Menino bruxo ainda deve andar pelos corredores do Colégio São José…
Minha sala ficava meio escondida no pavimento inferior do tradicional Colégio Marista São José, a notável ‘Escola de Bruxos’ da ‘Princesa do Norte de Minas Gerais’. Tinha essa macabra impressão pelo vai e vem ininterrupto dos futuros “Irmãos Maristas”: os internos trajavam destacadas batinas pretas ao andar rapidamente pelos corredores. Pressa pra quê?
Cansei de vê-los nesse vai e vem ininterrupto, por anos e anos. Também vi um menininho ruivo andando de velocípede pelos corredores desertos. Que criança esperta! Bastava me ver para acelerar seu velocípede e sumir na próxima curva! Talvez nem Ayrton Senna, se vivo fosse, conseguiria alcançá-lo…
Só fui perceber ser um fantasminha quando sumiu perto da entrada da Sala de Anatomia, núcleo da FAMED, existente no andar superior do colégio. Muitos defuntos descansavam ali, guardados em formol, sendo objetos de estudos constantes dos universitários.
Jamais esquecerei o dia em que um professor destrinchou um coração humano diante dos nossos olhos apavorados…
Enfim, nem preciso dizer que fui o único a avistar essa criança malina, o menino do velocípede. Os internos do colégio até riram quando os abordei para perguntar quem era. “Ficou louco, é? Menino andando de velocípede dentro desse colégio?” – resposta de um deles.
Estudei no São José por anos seguidos, formando-me no 2o. grau. Mas não foi nada fácil conseguir o sonhado diploma, pois tudo era muito exigente naqueles tempos idos, entre os anos 60/70. Para se ter uma ideia, tremíamos de medo só de pensar no castigo da temível palmatória.
Felizmente, nunca cheguei a presenciar nenhuma ocorrência do tipo. Porém, os alunos mais antigos do educandário alastravam pavor: diziam ter presenciado “correções” à base de palmatória. Isso sempre resultava em mãos inchadíssimas.
ASSIM, em alerta constante, passei a desconfiar dos professores, em geral, incluindo os que denotavam bons modos. De repente, podiam sacar alguma palmatória…
O professor de Geografia, Sapucaí, era um dos que mais me inspiravam receio aberto. Ele nos aguardava sempre sisudamente na sua imensa sala, situada no piso superior do colégio. Entrávamos ali em fila silenciosa, enquanto o mestre Sapucaí nos olhava atentamente; creio que para captar alguma traquinagem…
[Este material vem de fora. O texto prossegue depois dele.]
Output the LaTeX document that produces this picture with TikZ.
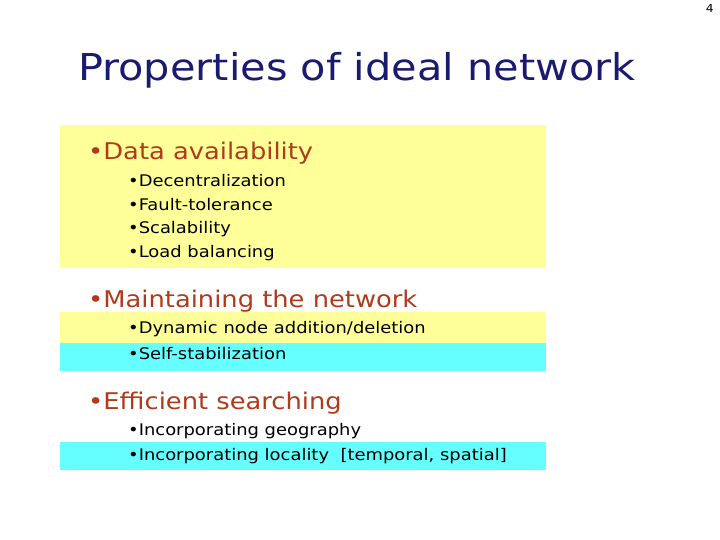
\documentclass[tikz,border=0pt]{standalone}
\usepackage{fontspec}
\setmainfont[FakeStretch=1.12]{DejaVu Sans}
\definecolor{yel}{HTML}{FFFF99}
\definecolor{cya}{HTML}{66FFFF}
\definecolor{head}{HTML}{B03A1A}
\definecolor{ttl}{HTML}{1A1A70}
\begin{document}
\begin{tikzpicture}[x=1pt,y=-1pt,
  title/.style={anchor=west,inner sep=0,text=ttl,font=\fontsize{37}{40}\selectfont},
  headtxt/.style={anchor=west,inner sep=0,text=head,font=\fontsize{23}{26}\selectfont},
  item/.style={anchor=west,inner sep=0,font=\fontsize{16}{19}\selectfont}]
\useasboundingbox (0,0) rectangle (720,540);
\fill[yel] (60,125) rectangle (546,268);
\fill[yel] (60,312) rectangle (546,343);
\fill[cya] (60,343) rectangle (546,371);
\fill[cya] (60,442) rectangle (546,470);
\node[anchor=north east,inner sep=0,font=\fontsize{11}{13}\selectfont] (pg) at (714,4) {4};
\node[title] (t) at (78,70) {Properties of ideal network};
\node[headtxt] (h1) at (88,153) {•Data availability};
\node[item] (a1) at (128,181) {•Decentralization};
\node[item] (a2) at (128,205) {•Fault-tolerance};
\node[item] (a3) at (128,229) {•Scalability};
\node[item] (a4) at (128,253) {•Load balancing};
\node[headtxt] (h2) at (88,301) {•Maintaining the network};
\node[item] (b1) at (128,329) {•Dynamic node addition/deletion};
\node[item] (b2) at (128,354) {•Self-stabilization};
\node[headtxt] (h3) at (88,403) {•Efficient searching};
\node[item] (c1) at (128,431) {•Incorporating geography};
\node[item] (c2) at (128,456) {•Incorporating locality\ \ [temporal, spatial]};
\end{tikzpicture}
\end{document}
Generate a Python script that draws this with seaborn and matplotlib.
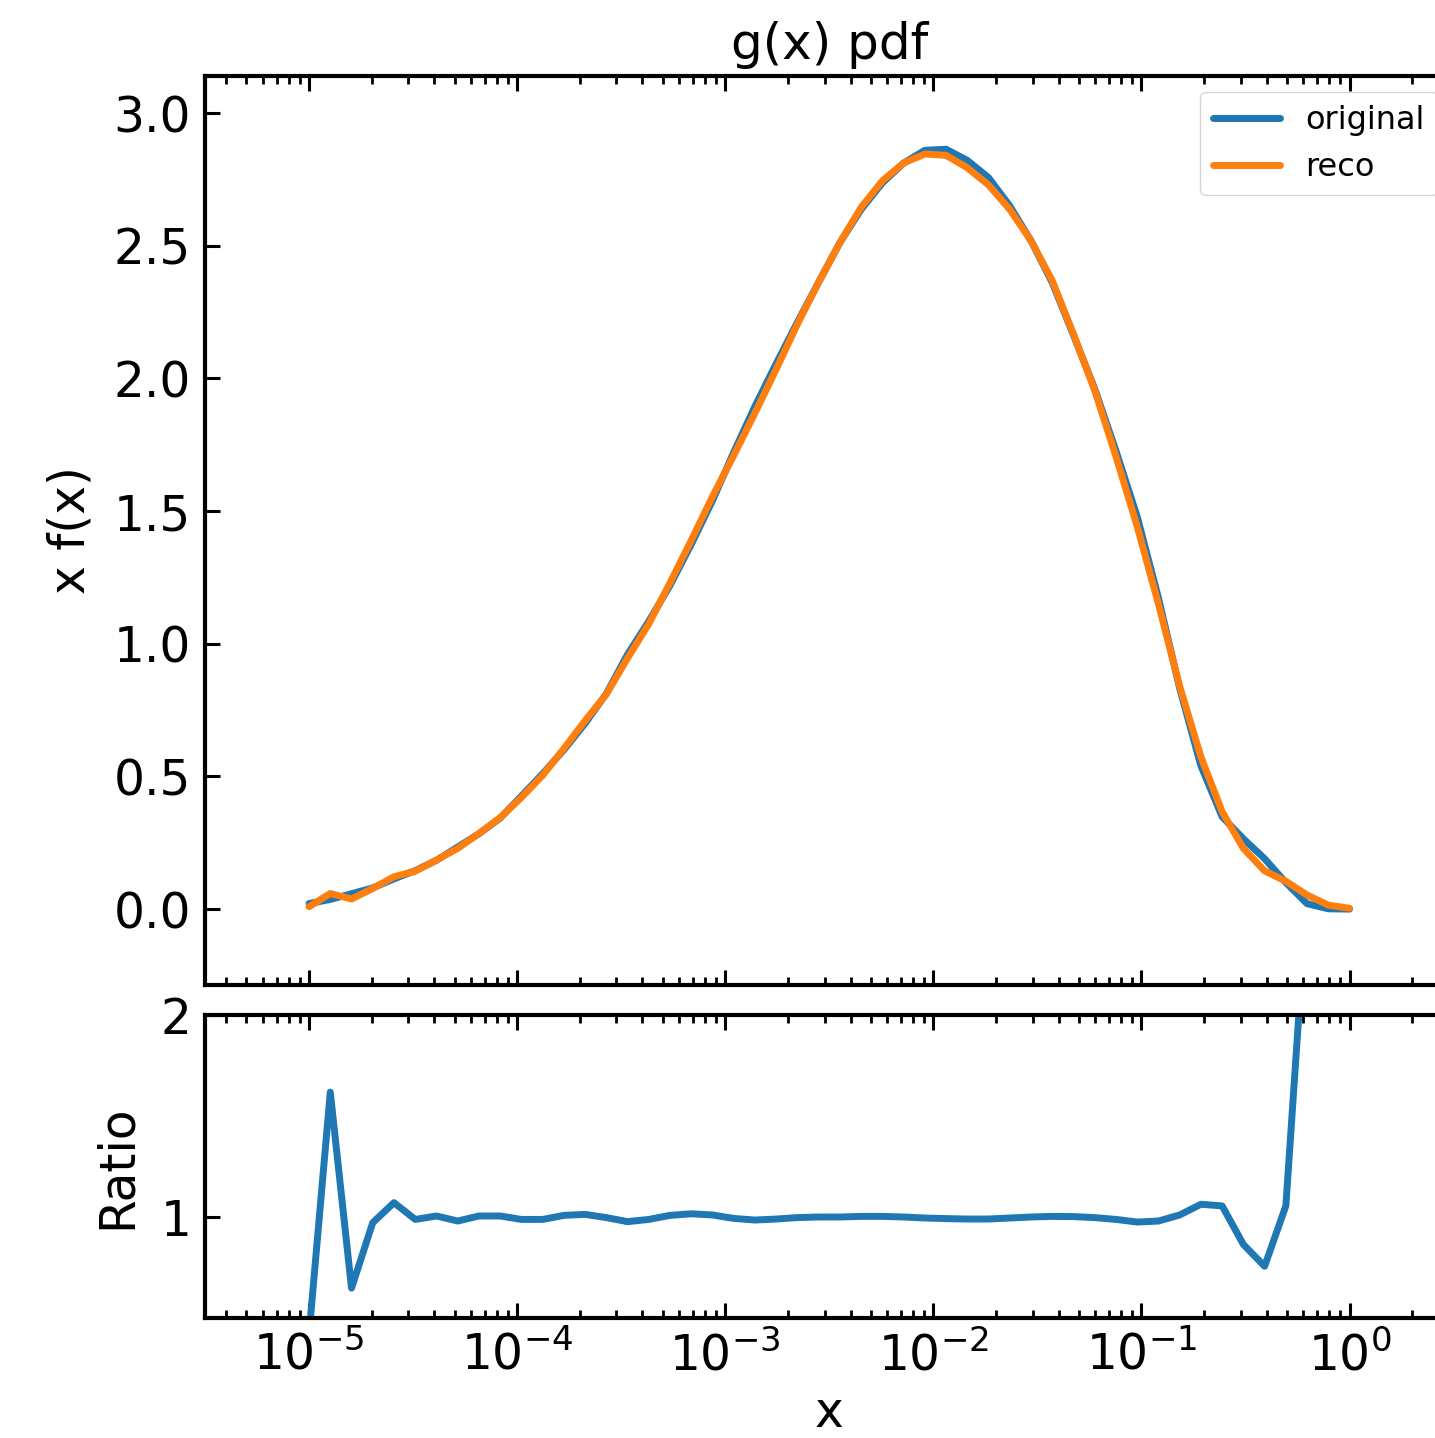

Hoje, só tenho elogios ao fazer ao bom Sapucaí, pois reconheço o quanto foi excelente professor de Geografia, ministrando ensinamentos didáticos de forma inusitada, moderna. Passei a gostar de suas aulas.
Já o austero professor de História, AYALA, tornou-se nosso símbolo de terror diário: estremecíamos de medo ao vê-lo adentrar em passos arrastados pela sala, pasta debaixo do braço.
AYALA não gostava de muita conversa, e em minutos passava a riscar o quadro negro, passando tarefas. E quando falava, exigia silêncio e atenção total. Se alguém cochichava, ele parava de falar na hora, convidando o cochichador pra continuar falando. “Todos querem ouvi-lo, continue!” – ironizava.
Errei ao pensar que AYALA não seria capaz de castigar ninguém: certa vez, fui obrigado a ficar de braços abertos, rosto colado ao quadro negro, durante toda sua aula. O motivo? Não trouxera a tarefa caseira. Na realidade, um trabalho bem chato sobre a História do Brasil. Fui dizer isso e ele me puniu.
A partir daí, nunca mais deixei de cumprir suas determinações, ainda lembrando da dormência que senti nos braços e pernas pela incômoda posição estática, durante 50 minutos. Se afrouxava o rosto do quadro, AYALA mandava que o colasse ali novamente. Sensação atormentadora de falta de ar…
Minha mãe, professora historiadora, lecionou também História no Colégio São José. Maria Eny não aprovou o castigo do professor AYALA, mas teceu reprimendas à avaliação de “chata” que fizera da tarefa recomendada sobre a História do Brasil.